Jan 07, 2020 3:04 PM

County looks to improve infrastructure in wake of 2019 floods

Posted Jan 07, 2020 3:04 PM
Levee break in southern Buchanan County which led to the flooding of U.S. Highway 59/Photo courtesy of Kansas Highway Patrol
Levee break in southern Buchanan County which led to the flooding of U.S. Highway 59/Photo courtesy of Kansas Highway Patrol

By BRENT MARTIN

St. Joseph Post

Buchanan County hopes to convince state and federal officials to make infrastructure improvements in wake of the floods of 2019.

Presiding Commissioner Lee Sawyer says county officials do worry about renewed flooding next spring. He says U.S. Highway 59 in southern Buchanan County spent too much time under water, cutting off a route over the Missouri River to Atchison, Kansas.

Sawyer notes Iowa is raising Highway 2, from I-29 to Nebraska City, in an effort to keep it from flooding should the Missouri overflow its banks and says Highway 59 would benefit from being elevated above the flood plain.

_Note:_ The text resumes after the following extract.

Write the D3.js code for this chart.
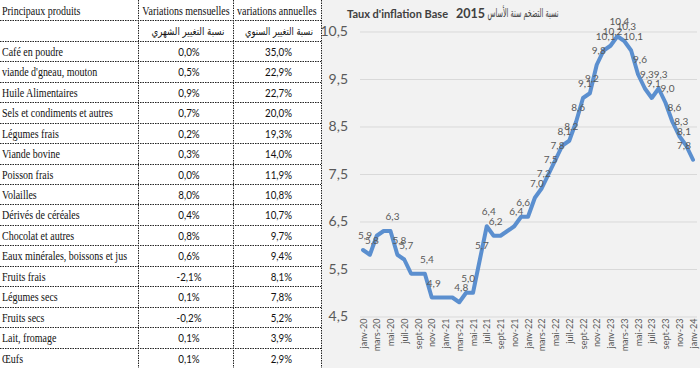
<!DOCTYPE html>
<html>
<head>
<meta charset="utf-8">
<script src="https://cdn.jsdelivr.net/npm/d3@7"></script>
<style>
  body { margin: 0; background: #fff; }
  svg { display: block; }
</style>
</head>
<body>
<div id="chart"></div>
<script>
// ---- table data ----
const headers = ["Principaux produits", "Variations mensuelles", "variations annuelles"];
const arabicHeaders = ["نسبة التغيير الشهري", "نسبة التغيير السنوي"];
const products = ["Café en poudre", "viande d'gneau, mouton", "Huile Alimentaires",
  "Sels et condiments et autres", "Légumes frais", "Viande bovine", "Poisson frais",
  "Volailles", "Dérivés de céréales", "Chocolat et autres", "Eaux minérales, boissons et jus",
  "Fruits frais", "Légumes secs", "Fruits secs", "Lait, fromage", "Œufs"];
const monthlyChange = [0.0, 0.5, 0.9, 0.7, 0.2, 0.3, 0.0, 8.0, 0.4, 0.8, 0.6, -2.1, 0.1, -0.2, 0.1, 0.1];
const annualChange = [35.0, 22.9, 22.7, 20.0, 19.3, 14.0, 11.9, 10.8, 10.7, 9.7, 9.4, 8.1, 7.8, 5.2, 3.9, 2.9];

// ---- chart data ----
const chartTitle = "Taux d'inflation Base";
const titleYear = "2015";
const titleArabic = "نسبة التضخم سنة الأساس";
const months = [
  "janv-20","févr-20","mars-20","avr-20","mai-20","juin-20","juil-20","août-20","sept-20","oct-20","nov-20","déc-20",
  "janv-21","févr-21","mars-21","avr-21","mai-21","juin-21","juil-21","août-21","sept-21","oct-21","nov-21","déc-21",
  "janv-22","févr-22","mars-22","avr-22","mai-22","juin-22","juil-22","août-22","sept-22","oct-22","nov-22","déc-22",
  "janv-23","févr-23","mars-23","avr-23","mai-23","juin-23","juil-23","août-23","sept-23","oct-23","nov-23","déc-23",
  "janv-24"];
const inflation = [5.9, 5.8, 6.2, 6.3, 6.3, 5.8, 5.7, 5.4, 5.4, 5.4,
  4.9, 4.9, 4.9, 4.9, 4.8, 5.0, 5.0, 5.7, 6.4, 6.2,
  6.2, 6.3, 6.4, 6.6, 6.6, 7.0, 7.2, 7.5, 7.8, 8.1,
  8.2, 8.6, 9.1, 9.2, 9.8, 10.1, 10.2, 10.4, 10.3, 10.1,
  9.6, 9.3, 9.1, 9.3, 9.0, 8.6, 8.3, 8.1, 7.8];
// points that carry a data label in the original
const labelled = [0, 1, 4, 5, 6, 9, 10, 14, 15, 17, 18, 19, 22, 23,
  25, 26, 27, 28, 29, 30, 31, 32, 33, 34, 35, 36, 37, 38, 39, 40, 41, 42, 43, 44, 45, 46, 47, 48];
const xTicks = ["janv-20","mars-20","mai-20","juil-20","sept-20","nov-20",
  "janv-21","mars-21","mai-21","juil-21","sept-21","nov-21",
  "janv-22","mars-22","mai-22","juil-22","sept-22","nov-22",
  "janv-23","mars-23","mai-23","juil-23","sept-23","nov-23","janv-24"];
const yTicks = [4.5, 5.5, 6.5, 7.5, 8.5, 9.5, 10.5];

const fr = d3.formatLocale({decimal: ",", thousands: " ", grouping: [3], currency: ["", " €"], minus: "-"});
const fmt = fr.format(".1f");

let width = 700;
let height = 368;
let svg = d3.select("#chart").append("svg")
    .attr("width", width)
    .attr("height", height)
    .style("font-family", "Lato, sans-serif");

// ================= table =================
let rowH = height / 18;
let colX = [0, 138, 233, 321];
let sx = 0.8;   // the scanned table is squeezed horizontally

let table = svg.append("g");

table.selectAll(".hline")
    .data(d3.range(1, 18))
    .join("line")
    .attr("x1", 0).attr("x2", colX[3])
    .attr("y1", d => Math.round(d * rowH) + 0.5)
    .attr("y2", d => Math.round(d * rowH) + 0.5)
    .attr("stroke", "#222").attr("stroke-dasharray", "1.5,1");

table.selectAll(".vline")
    .data(colX.slice(1))
    .join("line")
    .attr("x1", d => d + 0.5).attr("x2", d => d + 0.5)
    .attr("y1", 0).attr("y2", height)
    .attr("stroke", "#222").attr("stroke-dasharray", "1.5,1");

function cell(txt, x, row, anchor, opts) {
    opts = opts || {};
    let t = table.append("text")
        .attr("transform", `translate(${x},${row * rowH + 15}) scale(${opts.sx || sx},1)`)
        .attr("text-anchor", anchor)
        .attr("font-family", opts.font || "'Liberation Serif', 'Times New Roman', serif")
        .attr("font-size", opts.size || 12.5)
        .attr("fill", "#111")
        .text(txt);
    if (opts.len) t.attr("textLength", opts.len).attr("lengthAdjust", "spacingAndGlyphs");
    return t;
}

cell(headers[0], 2, 0, "start");
cell(headers[1], 186, 0, "middle");
cell(headers[2], 237, 0, "start");
cell(arabicHeaders[0], 188, 1, "middle", {font: "'DejaVu Sans'", size: 10.5, sx: 1, len: 73});
cell(arabicHeaders[1], 279, 1, "middle", {font: "'DejaVu Sans'", size: 10.5, sx: 1, len: 68});

products.forEach((p, i) => {
    cell(p, 2, i + 2, "start");
    cell(fmt(monthlyChange[i]) + "%", 189, i + 2, "middle", {font: "Lato, sans-serif", size: 11.5, sx: 0.85});
    cell(fmt(annualChange[i]) + "%", 292, i + 2, "end", {font: "Lato, sans-serif", size: 11.5, sx: 0.85});
});

// ================= chart =================
let panelX = 322;
svg.append("rect")
    .attr("x", panelX).attr("y", 0)
    .attr("width", width - panelX).attr("height", height)
    .attr("fill", "#f2f2f2");

let x = d3.scalePoint().domain(months).range([363, 693]);
let y = d3.scaleLinear().domain([4.5, 10.5]).range([316.5, 31.5]);

let gridLeft = 360, gridRight = 697;

let yAxis = svg.append("g")
    .attr("transform", `translate(${gridLeft},0)`)
    .call(d3.axisLeft(y).tickValues(yTicks).tickFormat(fmt)
        .tickSize(-(gridRight - gridLeft)).tickPadding(12));
yAxis.select(".domain").remove();
yAxis.selectAll("line").attr("stroke", "#d9d9d9").attr("stroke-width", 1);
yAxis.selectAll("text")
    .attr("fill", "#595959")
    .attr("font-size", 14)
    .attr("font-family", "Lato, sans-serif");

let xAxis = svg.append("g")
    .attr("transform", `translate(0,${y(4.5)})`)
    .call(d3.axisBottom(x).tickValues(xTicks).tickSize(0));
xAxis.select(".domain").remove();
xAxis.selectAll("text")
    .attr("transform", "rotate(-90)")
    .attr("x", -2).attr("y", 0).attr("dy", "0.35em")
    .attr("text-anchor", "end")
    .attr("fill", "#595959")
    .attr("font-size", 9)
    .attr("font-family", "Lato, sans-serif");

let line = d3.line()
    .x((d, i) => x(months[i]))
    .y(d => y(d));

svg.append("path")
    .datum(inflation)
    .attr("d", line)
    .attr("fill", "none")
    .attr("stroke", "#5b8fcf")
    .attr("stroke-width", 4)
    .attr("stroke-linejoin", "round")
    .attr("stroke-linecap", "round");

svg.append("g")
    .selectAll("text")
    .data(labelled)
    .join("text")
    .attr("x", i => Math.min(x(months[i]) + 2, 684))
    .attr("y", i => y(inflation[i]) - 11)
    .attr("text-anchor", "middle")
    .attr("font-size", 10)
    .attr("fill", "#595959")
    .text(i => fmt(inflation[i]));

// title
svg.append("text")
    .attr("x", 347).attr("y", 18)
    .attr("font-size", 11).attr("font-weight", "bold").attr("fill", "#404040")
    .text(chartTitle);
svg.append("text")
    .attr("x", 456).attr("y", 18)
    .attr("font-size", 12.5).attr("font-weight", "bold").attr("fill", "#404040")
    .text(titleYear);
svg.append("text")
    .attr("x", 523).attr("y", 17)
    .attr("text-anchor", "middle")
    .attr("font-family", "'DejaVu Sans'")
    .attr("font-size", 12).attr("fill", "#404040")
    .attr("textLength", 71).attr("lengthAdjust", "spacingAndGlyphs")
    .text(titleArabic);
</script>
</body>
</html>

“But, I realize it takes a lot of money to do those kinds of things, but I do think that hopefully that’s getting some strong consideration, because 59, as everybody knows, was closed an awful lot this spring and you would sure like to get in a situation where that does not have to happen,” sawyer tells host Barry Birr on the KFEQ Hotline.

Sawyer says work to upgrade the Missouri River levee which protects Rosecrans Airport, including the 139th Airlift Wing, as well as St. Joseph’s southern industrial base is proceeding, but likely still two years away from completion.

The U.S. Army Corps of Engineers has accepted a local bid from eight submitted for the next phase in the project. Sawyer says the federal government has pledged $71 million with the voter-approved quarter-cent sales tax generating $11 million dollars.

“All the funding will be in place, so it’s just a matter of the time that it takes to finish the construction on those projects, but it is super important,” Sawyer says. “We’re thankful that everybody has kicked in; like I said from the federal government, the state government, local city and county. That’s how a project should work and it’s obviously very important to us.”